Arkadaşlarımız Gökmen Ulu ve Mediha Olgun iftirayla tutuklandı, Türkiye’nin en ünlü fetocuları Fehmi Koru ve Hüseyin Gülerce’nin iftiralarıyla Sözcü’nün sahibi Burak Akbay hakkında yakalama kararı çıkarıldı, Sözcü’ye el koymaya çalışıyorlar.
Bizzat Atatürk’ün talimatıyla hazırlanan ve 1939’dan beri yürürlükte olan zeytin yasası’nı değiştirmek için, sekizinci defa hamle yaptılar.
Akp’nin diyanet işleri başkanlığı “haram parayla hacca gidilir mi?” sorusuna “helaldir gidilir” diye fetva verdi.
CHP milletvekili Enis Berberoğlu’nu hapse attılar.
Türk basınına kelepçe takan Tayyip Erdoğan, Katarlı El Cezire televizyonuna ambargo uygulanınca isyan etti, “dünyadaki basın örgütlerine sesleniyorum, bir medya kuruluşunun basın özgürlüğü elinden alınıyor” dedi.
İlkokullara mescit zorunluluğu getirildi.
15 Temmuz panelinde konuşan Celal Bayar Üniversitesi rektör yardımcısı, “Recep Tayyip Erdoğan bizim milletimiz tarafından Atatürk kadar sevilmektedir, belki daha da fazla” dedi.
Maraş dondurmacıları gibi kafasında fesle dolaşan ve bilim kültür insanı diye ak saray sofrasına davet edilen tımarhanelik herif, Atatürk’e yine nefret kustu, “15 Temmuz, milli mücadeleyle kıyaslandığında katbekat üstün bir milli destandır, Kemalist inkılaplarla yapılan tahribata rağmen Müslüman Türk milletinin yıkılmadığının en mühim ispatı olmuştur” dedi.
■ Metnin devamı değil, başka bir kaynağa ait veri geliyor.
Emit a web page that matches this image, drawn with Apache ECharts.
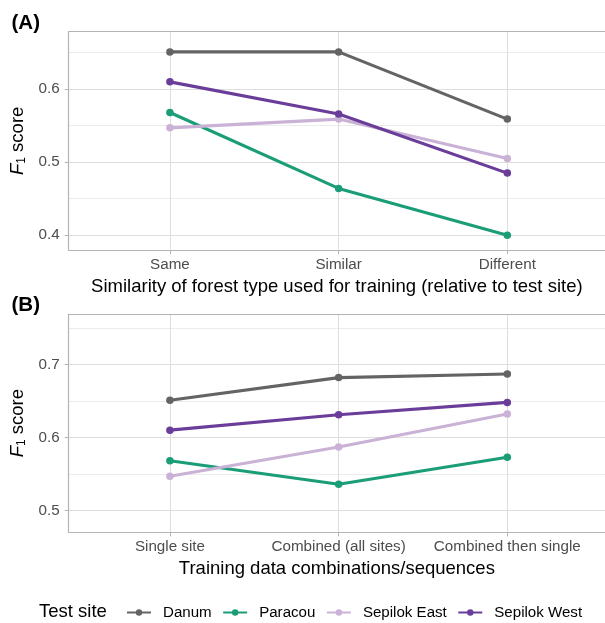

Ve dün, milli eğitim bakanlığı yeni müfredatı açıkladı, 15 Temmuz var, Atatürkçülük yok!
*
15 Temmuz’dan 15 Temmuz’a…
Bir yılın adım adım özeti her şeyi gayet net anlatıyor.
*
Fetoyla metoyla filan mücadele edilmiyor. Hedef açıkça Atatürk’tür.